** BEGIN DATA **

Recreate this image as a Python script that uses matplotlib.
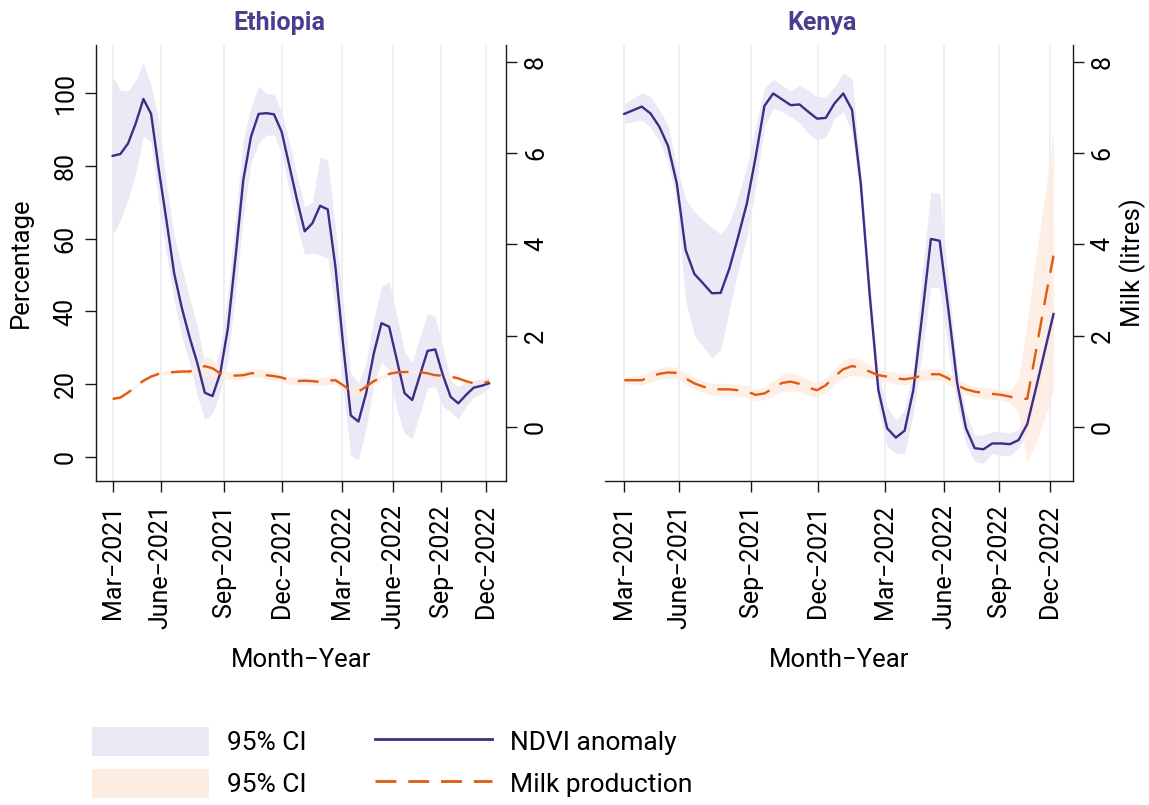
import matplotlib
matplotlib.use("Agg")
import matplotlib.pyplot as plt
from matplotlib.patches import Patch
from matplotlib.lines import Line2D

plt.rcParams['font.family'] = ['Roboto', 'DejaVu Sans']
plt.rcParams['lines.scale_dashes'] = False

# observation index (semi-monthly rounds) and where the month labels fall
obs = list(range(50))
tick_pos = [0, 6.25, 14.45, 22.1, 29.8, 36.5, 42.8, 48.6]
tick_labels = ["Mar\u22122021", "June\u22122021", "Sep\u22122021", "Dec\u22122021",
               "Mar\u22122022", "June\u22122022", "Sep\u22122022", "Dec\u22122022"]

# Ethiopia: NDVI anomaly (percentage) with 95% CI
eth_ndvi = [82.7, 83.2, 86.1, 91.6, 98.3, 94.2, 79, 65, 50.5, 41,
            33, 26, 17.7, 16.8, 23, 35.4, 55, 76, 87.9, 94.2,
            94.4, 94.1, 89.3, 80, 70.6, 62, 64.2, 69, 68, 52.3,
            31, 11.5, 9.8, 17.6, 28.5, 36.8, 35.8, 26.7, 17.6, 15.7,
            22.5, 29.2, 29.6, 22.5, 16.6, 14.8, 17.1, 19.1, 19.6, 20.3]
eth_ndvi_hi = [104.6, 100.7, 100.5, 103.5, 108.1, 102.1, 92, 75, 61, 52,
               44, 36, 26, 22, 30, 45, 66, 87, 96.2, 101.8,
               99.8, 99.6, 94.8, 86.5, 77, 68.7, 70, 82.4, 81.5, 63,
               43, 23, 20.3, 26, 38, 46.8, 48.2, 39, 29, 26,
               33, 39.5, 38.6, 30, 21, 19.5, 20.5, 21, 21.5, 22.1]
eth_ndvi_lo = [61, 65.1, 70.6, 77.9, 88.1, 86.6, 70, 56, 43, 33,
               26, 17, 10.3, 12, 18, 27, 45, 66, 80.6, 86.1,
               88.4, 88.4, 83.4, 73, 63.5, 55.5, 56, 55.5, 54.6, 41,
               19, 0.5, -0.7, 8, 20, 26.2, 23.9, 13, 6.6, 5.2,
               12, 19, 19.4, 14, 12.5, 10.5, 14, 16.5, 17.5, 19]

# Ethiopia: milk production (litres) with 95% CI
eth_milk = [0.61, 0.64, 0.75, 0.88, 1.01, 1.10, 1.16, 1.18, 1.20, 1.21,
            1.21, 1.26, 1.33, 1.28, 1.17, 1.13, 1.12, 1.13, 1.17, 1.18,
            1.13, 1.11, 1.08, 1.02, 1.00, 1.01, 1.00, 0.98, 1.01, 1.02,
            0.91, 0.79, 0.77, 0.88, 1.00, 1.08, 1.16, 1.19, 1.20, 1.20,
            1.20, 1.17, 1.13, 1.12, 1.10, 1.06, 1.00, 0.95, 0.95, 0.99]
eth_milk_hi = [0.64, 0.67, 0.78, 0.91, 1.04, 1.13, 1.19, 1.22, 1.24, 1.26,
               1.27, 1.38, 1.55, 1.48, 1.29, 1.21, 1.21, 1.22, 1.26, 1.27,
               1.22, 1.20, 1.17, 1.11, 1.09, 1.10, 1.09, 1.07, 1.10, 1.11,
               1.02, 0.91, 0.89, 0.98, 1.07, 1.13, 1.20, 1.23, 1.24, 1.24,
               1.24, 1.21, 1.17, 1.16, 1.14, 1.10, 1.04, 1.00, 1.00, 1.04]
eth_milk_lo = [0.58, 0.61, 0.72, 0.85, 0.98, 1.07, 1.13, 1.14, 1.16, 1.16,
               1.15, 1.14, 1.11, 1.08, 1.05, 1.05, 1.03, 1.04, 1.08, 1.09,
               1.04, 1.02, 0.99, 0.93, 0.91, 0.92, 0.91, 0.89, 0.92, 0.93,
               0.80, 0.67, 0.65, 0.78, 0.93, 1.03, 1.12, 1.15, 1.16, 1.16,
               1.16, 1.13, 1.09, 1.08, 1.06, 1.02, 0.96, 0.90, 0.90, 0.94]

# Kenya: NDVI anomaly (percentage) with 95% CI
ken_ndvi = [94.2, 95.2, 96.2, 94.3, 90.7, 85.4, 75.1, 56.9, 50.3, 47.7,
            45, 45.1, 51.8, 60.5, 69.7, 82.4, 96.4, 99.8, 98.2, 96.6,
            96.8, 94.8, 92.9, 93.1, 97.1, 99.8, 95.3, 75, 45, 18.5,
            8, 5.4, 7.3, 18.5, 38.8, 59.9, 59.4, 40.5, 20.4, 8,
            2.5, 2.2, 3.8, 3.8, 3.6, 4.7, 9.1, 19, 29.2, 39.3]
ken_ndvi_hi = [97.1, 98.5, 100, 98.9, 95.3, 91.1, 79.7, 70.8, 67.4, 65.1,
               63.1, 61.2, 64.3, 71.5, 79.7, 90.7, 101.2, 103.7, 102.1, 100.5,
               102.1, 100.7, 98.9, 98.9, 101.6, 105.5, 103.7, 79, 49, 23.1,
               13.9, 10.2, 13, 24.8, 50.5, 72.8, 72.4, 48.6, 24.8, 12.1,
               6.1, 6.1, 7, 7, 6.7, 7.5, 13, 23, 33, 43]
ken_ndvi_lo = [91.6, 92, 92.5, 90.5, 86.6, 81.1, 69.7, 43.1, 33.5, 30.3,
               27.2, 29.4, 40.4, 51.4, 60.5, 74.2, 90.7, 95.7, 94.8, 93.4,
               91.8, 88.9, 87, 87.9, 93, 94.8, 88.9, 71, 41, 13.9,
               2.9, 1.1, 1.1, 12.1, 28.5, 46.8, 46.4, 29.4, 13.9, 3.8,
               -1.2, -1.6, 1.1, 0.6, 0.4, 2.5, 6.6, 15, 25, 35]

# Kenya: milk production (litres) with 95% CI
ken_milk = [1.02, 1.02, 1.02, 1.10, 1.16, 1.19, 1.18, 1.06, 0.95, 0.88,
            0.82, 0.82, 0.82, 0.80, 0.77, 0.70, 0.73, 0.84, 0.96, 0.99,
            0.94, 0.86, 0.80, 0.91, 1.10, 1.26, 1.33, 1.29, 1.21, 1.13,
            1.10, 1.06, 1.04, 1.07, 1.12, 1.15, 1.15, 1.06, 0.91, 0.82,
            0.77, 0.74, 0.72, 0.70, 0.66, 0.62, 0.61, 1.67, 2.74, 3.75]
ken_milk_hi = [1.10, 1.11, 1.13, 1.22, 1.29, 1.32, 1.31, 1.19, 1.08, 1.01,
               0.95, 0.95, 0.95, 0.93, 0.90, 0.83, 0.87, 1.01, 1.15, 1.19,
               1.12, 1.03, 0.96, 1.08, 1.28, 1.46, 1.53, 1.47, 1.36, 1.26,
               1.22, 1.18, 1.16, 1.19, 1.24, 1.28, 1.28, 1.19, 1.04, 0.95,
               0.89, 0.86, 0.84, 0.82, 0.79, 1.05, 2.30, 3.75, 5.05, 6.50]
ken_milk_lo = [0.94, 0.93, 0.91, 0.98, 1.03, 1.06, 1.05, 0.93, 0.82, 0.75,
               0.69, 0.69, 0.69, 0.67, 0.64, 0.57, 0.59, 0.67, 0.77, 0.79,
               0.76, 0.69, 0.64, 0.74, 0.92, 1.06, 1.13, 1.11, 1.06, 1.00,
               0.98, 0.94, 0.92, 0.95, 1.00, 1.02, 1.02, 0.93, 0.78, 0.69,
               0.65, 0.62, 0.60, 0.58, 0.53, 0.30, -0.77, -0.36, 0.19, 0.80]

purple = "#3e2c85"
title_col = "#4e3d8e"
lavender = "#ebe9f5"
orange = "#e05a10"
peach = "#fdece0"
spine_col = "#1a1a1a"
grid_col = "#e6eef0"
dash = (0, (15, 8.6))

W, H = 1149, 805


def rect(left, right, top=45, bottom=481):
    return [left / W, 1 - bottom / H, (right - left) / W, (bottom - top) / H]


panels = [
    ("Ethiopia", rect(95.8, 505.9), 0.447, eth_ndvi, eth_ndvi_lo, eth_ndvi_hi,
     eth_milk, eth_milk_lo, eth_milk_hi, True),
    ("Kenya", rect(605, 1072.8), 0.463, ken_ndvi, ken_ndvi_lo, ken_ndvi_hi,
     ken_milk, ken_milk_lo, ken_milk_hi, False),
]

fig = plt.figure(figsize=(11.49, 8.05), dpi=100)

for name, pos, title_x, nd, nd_lo, nd_hi, mk, mk_lo, mk_hi, first in panels:
    ax = fig.add_axes(pos)
    ax.set_xlim(-2.2, 51.2)
    ax.set_ylim(-6.5, 113.1)
    ax.fill_between(obs, nd_lo, nd_hi, color=lavender, lw=0, zorder=1)

    ax.set_xticks(tick_pos)
    ax.set_xticklabels(tick_labels, rotation=90, va="top", ha="center")
    ax.grid(axis="x", color=grid_col, lw=1.1)
    ax.set_axisbelow(True)
    ax.tick_params(axis="x", length=8, width=1, labelsize=18, pad=9, color=spine_col)
    ax.set_xlabel("Month\u2212Year", fontsize=18.5, labelpad=13)
    ax.set_title(name, fontsize=18, fontweight="bold", color=title_col,
                 pad=11, x=title_x)

    ax.spines["top"].set_visible(False)
    ax.spines["right"].set_visible(False)
    for s in ("left", "bottom"):
        ax.spines[s].set_color(spine_col)
        ax.spines[s].set_linewidth(1)

    ax2 = ax.twinx()
    ax2.set_ylim(-1.19, 8.37)
    ax2.set_yticks([0, 2, 4, 6, 8])
    ax2.fill_between(obs, mk_lo, mk_hi, color=peach, alpha=0.8, lw=0, zorder=1)
    # NDVI line drawn over the milk band, still in percentage units
    ax2.plot(obs, nd, color=purple, lw=1.7, zorder=2, transform=ax.transData)
    ax2.plot(obs, mk, color=orange, lw=1.7, ls=dash, zorder=3)
    ax2.tick_params(axis="y", length=8, width=1, labelsize=18, pad=5, color=spine_col)
    for lab in ax2.get_yticklabels():
        lab.set_rotation(90)
        lab.set_va("center")
    for s in ("top", "left", "bottom"):
        ax2.spines[s].set_visible(False)
    ax2.spines["right"].set_color(spine_col)
    ax2.spines["right"].set_linewidth(1)

    if first:
        ax.set_yticks(range(0, 101, 20))
        ax.tick_params(axis="y", length=8, width=1, labelsize=18, pad=5, color=spine_col)
        for lab in ax.get_yticklabels():
            lab.set_rotation(90)
            lab.set_va("center")
        ax.set_ylabel("Percentage", fontsize=18.5, labelpad=15)
    else:
        ax.spines["left"].set_visible(False)
        ax.tick_params(axis="y", left=False, labelleft=False, right=False, labelright=False)
        ax2.set_ylabel("Milk (litres)", fontsize=18.5, labelpad=3)

handles = [
    Patch(facecolor=lavender, edgecolor="none"),
    Patch(facecolor=peach, edgecolor="none"),
    Line2D([], [], color=purple, lw=2),
    Line2D([], [], color=orange, lw=2, ls=dash),
]
labels = ["95% CI", "95% CI", "NDVI anomaly", "Milk production"]
fig.legend(handles, labels, ncol=2, loc="upper left",
           bbox_to_anchor=(92 / W, 1 - 727 / H), frameon=False, fontsize=19,
           handlelength=4.43, handleheight=1.3, handletextpad=0.68,
           columnspacing=2.6, labelspacing=0.5, borderpad=0, borderaxespad=0)

fig.savefig("out.png", dpi=100)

** END DATA **

» SHORT PROBLEM: Omitting all pictures, restate exactly the lines of the material from its start through the line that contains "plt.rcParams['lines.scale_dashes'] = False".

» ANSWER TO THE TASK:
Recreate this image as a Python script that uses matplotlib.
import matplotlib
matplotlib.use("Agg")
import matplotlib.pyplot as plt
from matplotlib.patches import Patch
from matplotlib.lines import Line2D

plt.rcParams['font.family'] = ['Roboto', 'DejaVu Sans']
plt.rcParams['lines.scale_dashes'] = False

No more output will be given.